═══ Information shown
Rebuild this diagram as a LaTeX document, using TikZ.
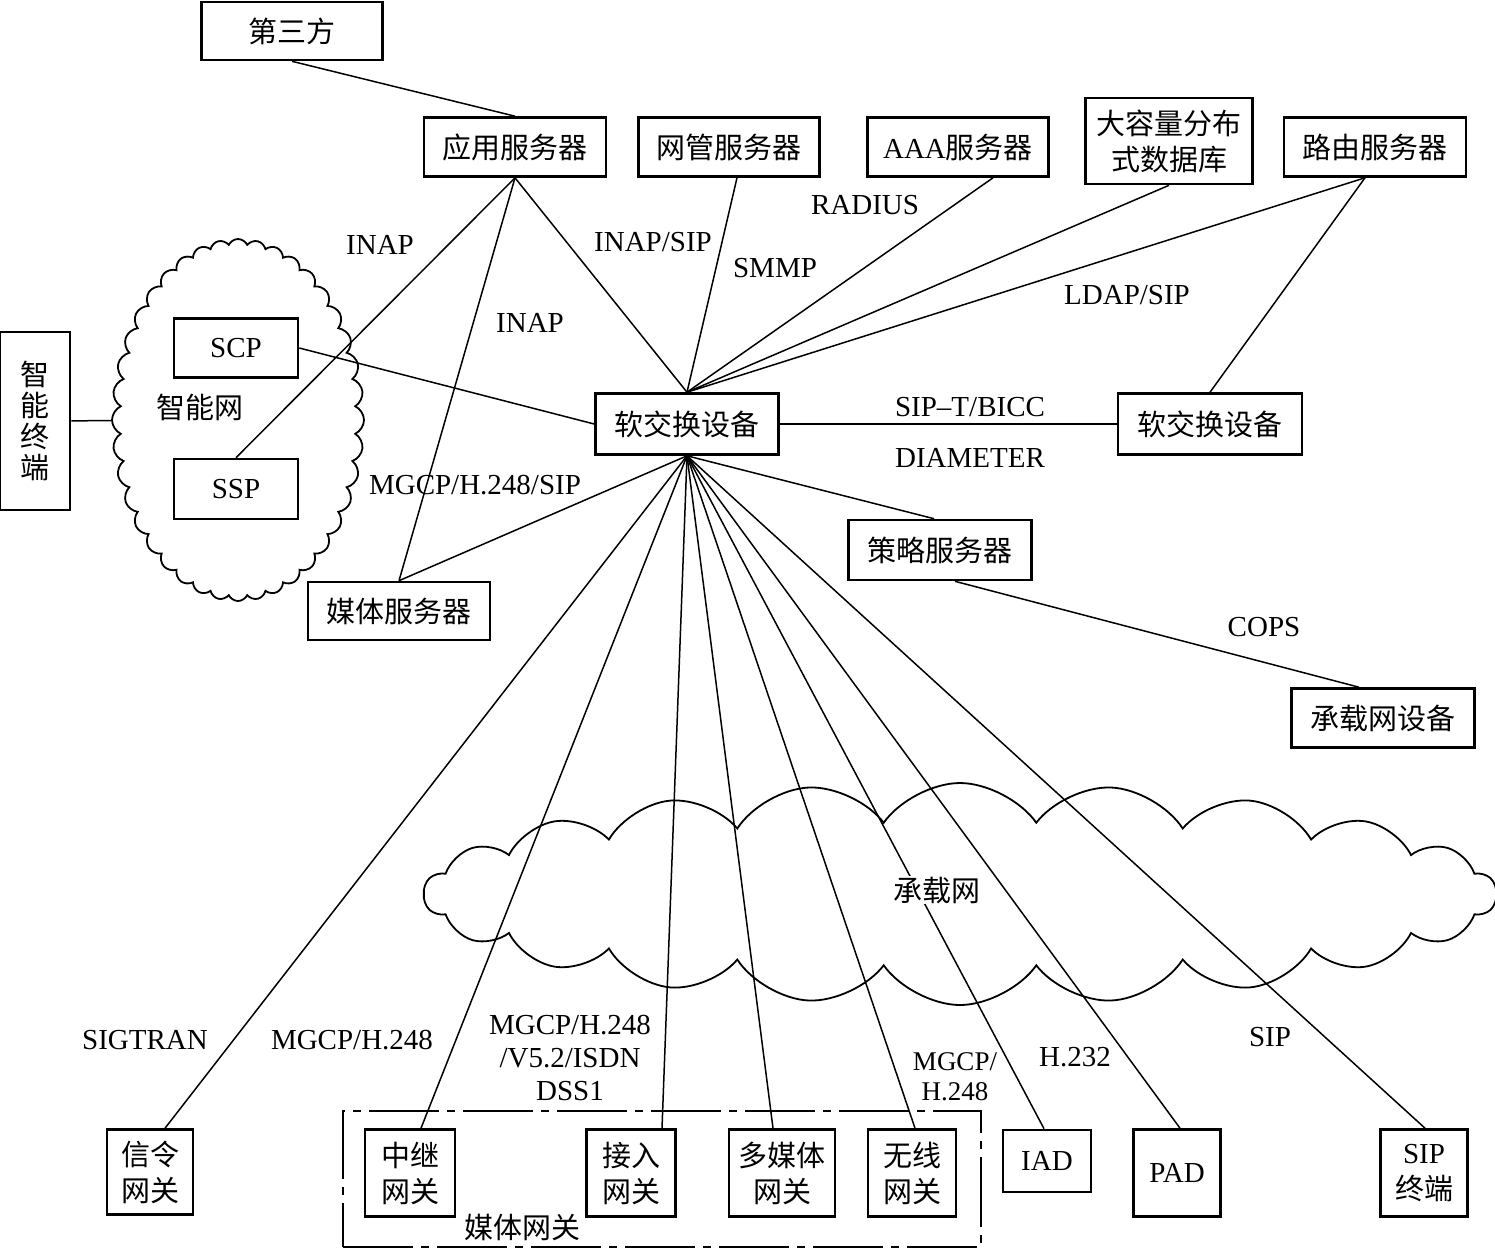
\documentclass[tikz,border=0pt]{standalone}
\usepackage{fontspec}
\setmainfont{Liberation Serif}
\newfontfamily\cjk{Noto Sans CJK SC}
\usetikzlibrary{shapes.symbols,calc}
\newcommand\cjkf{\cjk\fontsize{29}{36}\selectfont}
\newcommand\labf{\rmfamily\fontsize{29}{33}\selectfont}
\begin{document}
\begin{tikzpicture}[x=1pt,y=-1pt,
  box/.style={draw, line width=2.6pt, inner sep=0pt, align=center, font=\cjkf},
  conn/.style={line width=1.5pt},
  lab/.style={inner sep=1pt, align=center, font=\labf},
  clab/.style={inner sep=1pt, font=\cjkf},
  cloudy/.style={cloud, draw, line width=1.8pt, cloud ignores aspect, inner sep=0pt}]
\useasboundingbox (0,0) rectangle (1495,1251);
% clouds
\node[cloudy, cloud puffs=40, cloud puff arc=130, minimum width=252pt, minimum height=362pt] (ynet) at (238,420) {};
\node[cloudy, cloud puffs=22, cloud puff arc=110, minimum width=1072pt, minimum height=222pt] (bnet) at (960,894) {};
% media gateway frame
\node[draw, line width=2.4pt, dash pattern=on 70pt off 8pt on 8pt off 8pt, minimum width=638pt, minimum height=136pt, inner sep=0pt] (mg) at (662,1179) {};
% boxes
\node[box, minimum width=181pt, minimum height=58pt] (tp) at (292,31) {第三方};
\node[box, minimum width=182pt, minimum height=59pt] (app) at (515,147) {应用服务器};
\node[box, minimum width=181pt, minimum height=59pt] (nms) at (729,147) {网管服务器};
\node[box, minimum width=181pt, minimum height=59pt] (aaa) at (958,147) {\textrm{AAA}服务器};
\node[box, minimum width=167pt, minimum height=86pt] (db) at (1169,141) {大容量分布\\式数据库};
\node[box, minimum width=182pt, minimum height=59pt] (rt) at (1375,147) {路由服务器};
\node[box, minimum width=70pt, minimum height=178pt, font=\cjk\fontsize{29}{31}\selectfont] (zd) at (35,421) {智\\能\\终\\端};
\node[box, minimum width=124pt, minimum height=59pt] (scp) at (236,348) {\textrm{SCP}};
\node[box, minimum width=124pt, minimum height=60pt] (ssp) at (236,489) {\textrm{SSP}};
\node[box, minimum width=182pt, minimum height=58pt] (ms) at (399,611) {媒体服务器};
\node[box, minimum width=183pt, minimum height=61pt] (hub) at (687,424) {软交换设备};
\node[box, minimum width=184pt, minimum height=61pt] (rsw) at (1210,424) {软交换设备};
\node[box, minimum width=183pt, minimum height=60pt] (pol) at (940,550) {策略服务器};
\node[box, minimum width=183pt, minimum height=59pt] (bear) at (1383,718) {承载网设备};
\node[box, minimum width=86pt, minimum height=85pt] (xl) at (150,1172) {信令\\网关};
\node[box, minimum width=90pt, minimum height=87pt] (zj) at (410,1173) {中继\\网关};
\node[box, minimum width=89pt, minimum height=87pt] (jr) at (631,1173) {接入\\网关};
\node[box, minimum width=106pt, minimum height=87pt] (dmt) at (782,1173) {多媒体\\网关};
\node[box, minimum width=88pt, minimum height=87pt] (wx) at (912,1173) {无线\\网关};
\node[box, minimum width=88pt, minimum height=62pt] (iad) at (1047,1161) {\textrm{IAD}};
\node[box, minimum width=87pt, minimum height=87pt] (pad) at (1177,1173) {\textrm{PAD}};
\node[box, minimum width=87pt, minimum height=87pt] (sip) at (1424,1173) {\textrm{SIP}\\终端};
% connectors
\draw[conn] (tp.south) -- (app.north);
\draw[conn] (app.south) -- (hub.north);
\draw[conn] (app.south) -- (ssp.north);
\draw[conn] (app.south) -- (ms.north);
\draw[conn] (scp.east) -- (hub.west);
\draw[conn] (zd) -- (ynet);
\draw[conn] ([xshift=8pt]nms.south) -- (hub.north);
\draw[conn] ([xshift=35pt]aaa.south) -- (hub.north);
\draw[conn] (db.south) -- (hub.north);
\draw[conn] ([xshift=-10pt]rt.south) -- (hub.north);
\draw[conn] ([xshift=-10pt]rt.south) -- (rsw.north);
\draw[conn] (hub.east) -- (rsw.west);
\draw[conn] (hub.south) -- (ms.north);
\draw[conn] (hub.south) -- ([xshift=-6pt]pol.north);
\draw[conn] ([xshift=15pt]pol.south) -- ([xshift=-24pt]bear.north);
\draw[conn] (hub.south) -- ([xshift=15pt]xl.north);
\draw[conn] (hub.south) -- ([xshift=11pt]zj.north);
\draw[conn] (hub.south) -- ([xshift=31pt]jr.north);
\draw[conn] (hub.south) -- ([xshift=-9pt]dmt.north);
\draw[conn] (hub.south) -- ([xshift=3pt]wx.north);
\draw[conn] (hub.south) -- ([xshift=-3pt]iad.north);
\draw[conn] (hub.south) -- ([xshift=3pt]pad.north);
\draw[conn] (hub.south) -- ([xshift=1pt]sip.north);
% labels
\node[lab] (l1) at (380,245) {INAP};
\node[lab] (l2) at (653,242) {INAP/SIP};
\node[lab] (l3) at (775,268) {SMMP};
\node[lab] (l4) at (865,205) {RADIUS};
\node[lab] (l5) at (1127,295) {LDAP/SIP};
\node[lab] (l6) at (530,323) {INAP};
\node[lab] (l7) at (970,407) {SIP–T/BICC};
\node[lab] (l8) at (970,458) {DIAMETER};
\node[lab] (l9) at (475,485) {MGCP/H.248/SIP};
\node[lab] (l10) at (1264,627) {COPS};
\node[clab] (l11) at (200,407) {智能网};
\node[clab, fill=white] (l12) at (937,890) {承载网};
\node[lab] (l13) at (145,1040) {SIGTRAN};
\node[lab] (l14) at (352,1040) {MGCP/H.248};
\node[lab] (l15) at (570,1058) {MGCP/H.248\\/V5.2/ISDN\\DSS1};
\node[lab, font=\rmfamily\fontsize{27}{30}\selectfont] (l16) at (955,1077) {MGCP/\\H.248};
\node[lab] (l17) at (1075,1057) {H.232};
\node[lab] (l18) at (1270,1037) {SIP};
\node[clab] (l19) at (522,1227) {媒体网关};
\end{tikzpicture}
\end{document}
══════
_Problem_: Your task is to repeat the material above exactly, without its pictures.

_Task result_:
Rebuild this diagram as a LaTeX document, using TikZ.
\documentclass[tikz,border=0pt]{standalone}
\usepackage{fontspec}
\setmainfont{Liberation Serif}
\newfontfamily\cjk{Noto Sans CJK SC}
\usetikzlibrary{shapes.symbols,calc}
\newcommand\cjkf{\cjk\fontsize{29}{36}\selectfont}
\newcommand\labf{\rmfamily\fontsize{29}{33}\selectfont}
\begin{document}
\begin{tikzpicture}[x=1pt,y=-1pt,
  box/.style={draw, line width=2.6pt, inner sep=0pt, align=center, font=\cjkf},
  conn/.style={line width=1.5pt},
  lab/.style={inner sep=1pt, align=center, font=\labf},
  clab/.style={inner sep=1pt, font=\cjkf},
  cloudy/.style={cloud, draw, line width=1.8pt, cloud ignores aspect, inner sep=0pt}]
\useasboundingbox (0,0) rectangle (1495,1251);
% clouds
\node[cloudy, cloud puffs=40, cloud puff arc=130, minimum width=252pt, minimum height=362pt] (ynet) at (238,420) {};
\node[cloudy, cloud puffs=22, cloud puff arc=110, minimum width=1072pt, minimum height=222pt] (bnet) at (960,894) {};
% media gateway frame
\node[draw, line width=2.4pt, dash pattern=on 70pt off 8pt on 8pt off 8pt, minimum width=638pt, minimum height=136pt, inner sep=0pt] (mg) at (662,1179) {};
% boxes
\node[box, minimum width=181pt, minimum height=58pt] (tp) at (292,31) {第三方};
\node[box, minimum width=182pt, minimum height=59pt] (app) at (515,147) {应用服务器};
\node[box, minimum width=181pt, minimum height=59pt] (nms) at (729,147) {网管服务器};
\node[box, minimum width=181pt, minimum height=59pt] (aaa) at (958,147) {\textrm{AAA}服务器};
\node[box, minimum width=167pt, minimum height=86pt] (db) at (1169,141) {大容量分布\\式数据库};
\node[box, minimum width=182pt, minimum height=59pt] (rt) at (1375,147) {路由服务器};
\node[box, minimum width=70pt, minimum height=178pt, font=\cjk\fontsize{29}{31}\selectfont] (zd) at (35,421) {智\\能\\终\\端};
\node[box, minimum width=124pt, minimum height=59pt] (scp) at (236,348) {\textrm{SCP}};
\node[box, minimum width=124pt, minimum height=60pt] (ssp) at (236,489) {\textrm{SSP}};
\node[box, minimum width=182pt, minimum height=58pt] (ms) at (399,611) {媒体服务器};
\node[box, minimum width=183pt, minimum height=61pt] (hub) at (687,424) {软交换设备};
\node[box, minimum width=184pt, minimum height=61pt] (rsw) at (1210,424) {软交换设备};
\node[box, minimum width=183pt, minimum height=60pt] (pol) at (940,550) {策略服务器};
\node[box, minimum width=183pt, minimum height=59pt] (bear) at (1383,718) {承载网设备};
\node[box, minimum width=86pt, minimum height=85pt] (xl) at (150,1172) {信令\\网关};
\node[box, minimum width=90pt, minimum height=87pt] (zj) at (410,1173) {中继\\网关};
\node[box, minimum width=89pt, minimum height=87pt] (jr) at (631,1173) {接入\\网关};
\node[box, minimum width=106pt, minimum height=87pt] (dmt) at (782,1173) {多媒体\\网关};
\node[box, minimum width=88pt, minimum height=87pt] (wx) at (912,1173) {无线\\网关};
\node[box, minimum width=88pt, minimum height=62pt] (iad) at (1047,1161) {\textrm{IAD}};
\node[box, minimum width=87pt, minimum height=87pt] (pad) at (1177,1173) {\textrm{PAD}};
\node[box, minimum width=87pt, minimum height=87pt] (sip) at (1424,1173) {\textrm{SIP}\\终端};
% connectors
\draw[conn] (tp.south) -- (app.north);
\draw[conn] (app.south) -- (hub.north);
\draw[conn] (app.south) -- (ssp.north);
\draw[conn] (app.south) -- (ms.north);
\draw[conn] (scp.east) -- (hub.west);
\draw[conn] (zd) -- (ynet);
\draw[conn] ([xshift=8pt]nms.south) -- (hub.north);
\draw[conn] ([xshift=35pt]aaa.south) -- (hub.north);
\draw[conn] (db.south) -- (hub.north);
\draw[conn] ([xshift=-10pt]rt.south) -- (hub.north);
\draw[conn] ([xshift=-10pt]rt.south) -- (rsw.north);
\draw[conn] (hub.east) -- (rsw.west);
\draw[conn] (hub.south) -- (ms.north);
\draw[conn] (hub.south) -- ([xshift=-6pt]pol.north);
\draw[conn] ([xshift=15pt]pol.south) -- ([xshift=-24pt]bear.north);
\draw[conn] (hub.south) -- ([xshift=15pt]xl.north);
\draw[conn] (hub.south) -- ([xshift=11pt]zj.north);
\draw[conn] (hub.south) -- ([xshift=31pt]jr.north);
\draw[conn] (hub.south) -- ([xshift=-9pt]dmt.north);
\draw[conn] (hub.south) -- ([xshift=3pt]wx.north);
\draw[conn] (hub.south) -- ([xshift=-3pt]iad.north);
\draw[conn] (hub.south) -- ([xshift=3pt]pad.north);
\draw[conn] (hub.south) -- ([xshift=1pt]sip.north);
% labels
\node[lab] (l1) at (380,245) {INAP};
\node[lab] (l2) at (653,242) {INAP/SIP};
\node[lab] (l3) at (775,268) {SMMP};
\node[lab] (l4) at (865,205) {RADIUS};
\node[lab] (l5) at (1127,295) {LDAP/SIP};
\node[lab] (l6) at (530,323) {INAP};
\node[lab] (l7) at (970,407) {SIP–T/BICC};
\node[lab] (l8) at (970,458) {DIAMETER};
\node[lab] (l9) at (475,485) {MGCP/H.248/SIP};
\node[lab] (l10) at (1264,627) {COPS};
\node[clab] (l11) at (200,407) {智能网};
\node[clab, fill=white] (l12) at (937,890) {承载网};
\node[lab] (l13) at (145,1040) {SIGTRAN};
\node[lab] (l14) at (352,1040) {MGCP/H.248};
\node[lab] (l15) at (570,1058) {MGCP/H.248\\/V5.2/ISDN\\DSS1};
\node[lab, font=\rmfamily\fontsize{27}{30}\selectfont] (l16) at (955,1077) {MGCP/\\H.248};
\node[lab] (l17) at (1075,1057) {H.232};
\node[lab] (l18) at (1270,1037) {SIP};
\node[clab] (l19) at (522,1227) {媒体网关};
\end{tikzpicture}
\end{document}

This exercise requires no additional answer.